A fourth Islamic Jihad militant was also killed in an Israeli
airstrike on a group of militants approaching the border fence between
northern Gaza and Israel shortly after midnight, the faction and the
Israeli military said.
An Israeli military spokeswoman said the incursion into southern
Gaza was a "routine" operation against the ongoing rocket and mortar
attacks on Israel from the area.
The troops were searching for militants and rounding up local men for on-the-spot questioning, she said.
Two Israeli soldiers were lightly injured in the gunbattles, she said, when a grenade hit their tank.
Reacting to the Israeli incursion, Hamas called on the Palestinian
negotiators to boycott Wednesday's scheduled talks with their Israeli
counterparts.
"We call on the negotiators not to meet the attackers tomorrow
because this will provide political cover for their crimes," Taher
al-Nounou, a spokesman for the Islamist movement, said.
Abbas' spokesman, Nabil Abu Rudeineh, also condemned the Israeli military action in Gaza.
"The Israeli government's persistence to continue with the policy
of incursions, killing and settlement raises doubt about Israeli
intentions toward success of final status talks which are supposed to
kick off tomorrow," he told reporters in Ramallah.
"It is difficult to continue with negotiations at the sound of
cold-blooded killing, expropriation of land and other measures that do
not agree with the spirit of a peace process," he said.
Palestinian officials said Qureia would raise at Wednesday's
meeting Israeli plans to build 307 new houses in Har Homa, a
controversial Jewish neighbourhood in the southern outskirts of
Jerusalem, built on occupied West Bank land.
But he would not boycott Wednesday's talks over the issue, they said.

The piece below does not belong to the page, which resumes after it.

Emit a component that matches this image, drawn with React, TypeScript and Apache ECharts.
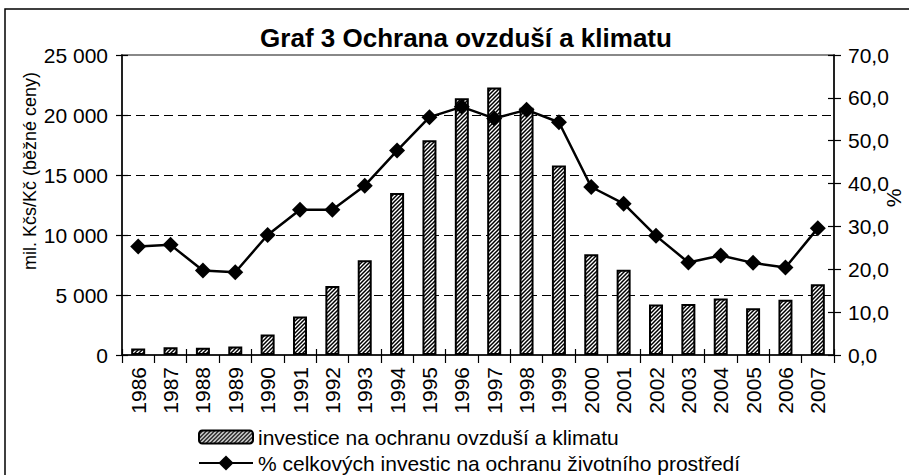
import React, { useEffect, useRef } from "react";
import * as echarts from "echarts";

const years = ["1986","1987","1988","1989","1990","1991","1992","1993","1994","1995","1996","1997","1998","1999","2000","2001","2002","2003","2004","2005","2006","2007"];
const investice = [550, 650, 600, 700, 1700, 3200, 5750, 7900, 13500, 17900, 21400, 22300, 20600, 15800, 8400, 7100, 4200, 4250, 4700, 3900, 4600, 5900];
const podil = [25.3, 25.7, 19.7, 19.3, 28.0, 33.9, 33.9, 39.5, 47.7, 55.5, 57.9, 55.2, 57.2, 54.3, 39.2, 35.3, 27.8, 21.6, 23.2, 21.5, 20.4, 29.6];
const leftTicks = [0, 5000, 10000, 15000, 20000, 25000];
const rightTicks = [0, 10, 20, 30, 40, 50, 60, 70];

const titleText = "Graf 3 Ochrana ovzduší a klimatu";
const barName = "investice na ochranu ovzduší a klimatu";
const lineName = "% celkových investic na ochranu životního prostředí";
const leftAxisName = "mil. Kčs/Kč (běžné ceny)";
const rightAxisName = "%";

const FONT = "'Liberation Sans', Arial, sans-serif";

function makeHatch() {
  const c = document.createElement("canvas");
  c.width = 4;
  c.height = 4;
  const ctx = c.getContext("2d")!;
  ctx.fillStyle = "#ffffff";
  ctx.fillRect(0, 0, 4, 4);
  ctx.strokeStyle = "#000000";
  ctx.lineWidth = 1.5;
  ctx.beginPath();
  ctx.moveTo(-1, 5); ctx.lineTo(5, -1);
  ctx.moveTo(-3, 3); ctx.lineTo(3, -3);
  ctx.moveTo(1, 7); ctx.lineTo(7, 1);
  ctx.stroke();
  return c;
}

const fmtThousands = (v: number) => String(v).replace(/\B(?=(\d{3})+(?!\d))/g, " ");

export default function App() {
  const ref = useRef<HTMLDivElement>(null);
  useEffect(() => {
    if (!ref.current) return;
    const chart = echarts.init(ref.current, undefined, { renderer: "svg" });
    const hatch = { image: makeHatch(), repeat: "repeat" } as any;
    const GRID = { left: 122, right: 75, top: 55, bottom: 120 };
    const legendText = { fontFamily: FONT, fontSize: 21, color: "#000", lineHeight: 22 };
    chart.setOption({
      animation: false,
      backgroundColor: "#ffffff",
      title: {
        text: titleText,
        left: 461,
        top: 33,
        textAlign: "center",
        textVerticalAlign: "middle",
        textStyle: { fontFamily: FONT, fontSize: 26, fontWeight: "bold", color: "#000" },
      },
      grid: { ...GRID, show: true, borderColor: "#888", borderWidth: 2, backgroundColor: "transparent" },
      legend: [
        {
          orient: "vertical",
          left: 198,
          top: 426,
          itemWidth: 54,
          itemHeight: 13,
          itemGap: 4,
          padding: 0,
          textStyle: legendText,
          data: [barName],
        },
        {
          orient: "vertical",
          left: 198,
          top: 452,
          itemWidth: 54,
          itemHeight: 19,
          itemGap: 4,
          padding: 0,
          textStyle: legendText,
          data: [lineName],
        },
      ],
      xAxis: [
        {
          type: "category",
          data: years,
          boundaryGap: true,
          axisLine: { show: true, lineStyle: { color: "#000", width: 1.5 } },
          axisTick: { show: true, length: 8, lineStyle: { color: "#000", width: 1.2 } },
          axisLabel: { rotate: 90, margin: 12, fontFamily: FONT, fontSize: 21, color: "#000" },
          splitLine: { show: false },
        },
        {
          type: "category",
          data: years,
          position: "bottom",
          boundaryGap: true,
          axisLine: { show: false },
          axisTick: { show: true, inside: true, length: 6, lineStyle: { color: "#000", width: 1.2 } },
          axisLabel: { show: false },
          splitLine: { show: false },
        },
      ],
      yAxis: [
        {
          type: "value",
          min: leftTicks[0],
          max: leftTicks[leftTicks.length - 1],
          interval: 5000,
          position: "left",
          axisLine: { show: true, lineStyle: { color: "#000", width: 1.5 } },
          axisTick: { show: true, length: 6, lineStyle: { color: "#000", width: 1.2 } },
          axisLabel: { margin: 14, fontFamily: FONT, fontSize: 21, color: "#000", formatter: (v: number) => fmtThousands(v) },
          splitLine: {
            show: true,
            lineStyle: { color: ["transparent", "#000", "#000", "#000", "#000", "transparent"], type: [9, 5], width: 1 },
          },
        },
        {
          type: "value",
          min: rightTicks[0],
          max: rightTicks[rightTicks.length - 1],
          interval: 10,
          position: "right",
          axisLine: { show: true, lineStyle: { color: "#000", width: 1.5 } },
          axisTick: { show: true, length: 7, lineStyle: { color: "#000", width: 1.2 } },
          axisLabel: { margin: 14, fontFamily: FONT, fontSize: 21, color: "#000", formatter: (v: number) => v.toFixed(1).replace(".", ",") },
          splitLine: { show: false },
        },
        {
          type: "value",
          min: leftTicks[0],
          max: leftTicks[leftTicks.length - 1],
          interval: 5000,
          position: "left",
          axisLine: { show: false },
          axisTick: { show: true, inside: true, length: 6, lineStyle: { color: "#000", width: 1.2 } },
          axisLabel: { show: false },
          splitLine: { show: false },
        },
        {
          type: "value",
          min: rightTicks[0],
          max: rightTicks[rightTicks.length - 1],
          interval: 10,
          position: "right",
          axisLine: { show: false },
          axisTick: { show: true, inside: true, length: 6, lineStyle: { color: "#000", width: 1.2 } },
          axisLabel: { show: false },
          splitLine: { show: false },
        },
      ],
      series: [
        {
          name: barName,
          type: "bar",
          xAxisIndex: 0,
          yAxisIndex: 0,
          data: investice,
          barWidth: 14,
          itemStyle: { color: hatch, borderColor: "#000", borderWidth: 2 },
        },
        {
          name: lineName,
          type: "line",
          xAxisIndex: 0,
          yAxisIndex: 1,
          data: podil,
          symbol: "diamond",
          symbolSize: 16,
          lineStyle: { color: "#000", width: 2.5 },
          itemStyle: { color: "#000" },
          z: 5,
        },
      ],
      graphic: [
        {
          type: "rect",
          shape: { x: 5, y: 9, width: 920, height: 480 },
          style: { fill: "none", stroke: "#000", lineWidth: 1.5 },
          silent: true,
        },
        {
          type: "text",
          x: 30,
          y: 171,
          rotation: Math.PI / 2,
          style: { text: leftAxisName, font: `18px ${FONT}`, fill: "#000", textAlign: "center", textVerticalAlign: "middle" },
        },
        {
          type: "text",
          x: 893,
          y: 198,
          rotation: Math.PI / 2,
          style: { text: rightAxisName, font: `21px ${FONT}`, fill: "#000", textAlign: "center", textVerticalAlign: "middle" },
        },
      ],
    });
    return () => chart.dispose();
  }, []);
  return (
    <div
      ref={ref}
      style={{ position: "absolute", left: 0, top: 0, width: 909, height: 475, background: "#fff" }}
    />
  );
}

Israel's Housing Ministry published a tender for the 307 apartments Tuesday.
The last time Israel and the Palestinians held serious negotiations
was in Taba, Egypt in January 2001. At that summit, the parties made a
last-ditch effort to bridge gaps between them and curb violent
confrontations that had erupted shortly after previous talks ended in
deadlock at Camp David in July 2000.
But the attempt failed and no new one was made in the following years of ongoing violence.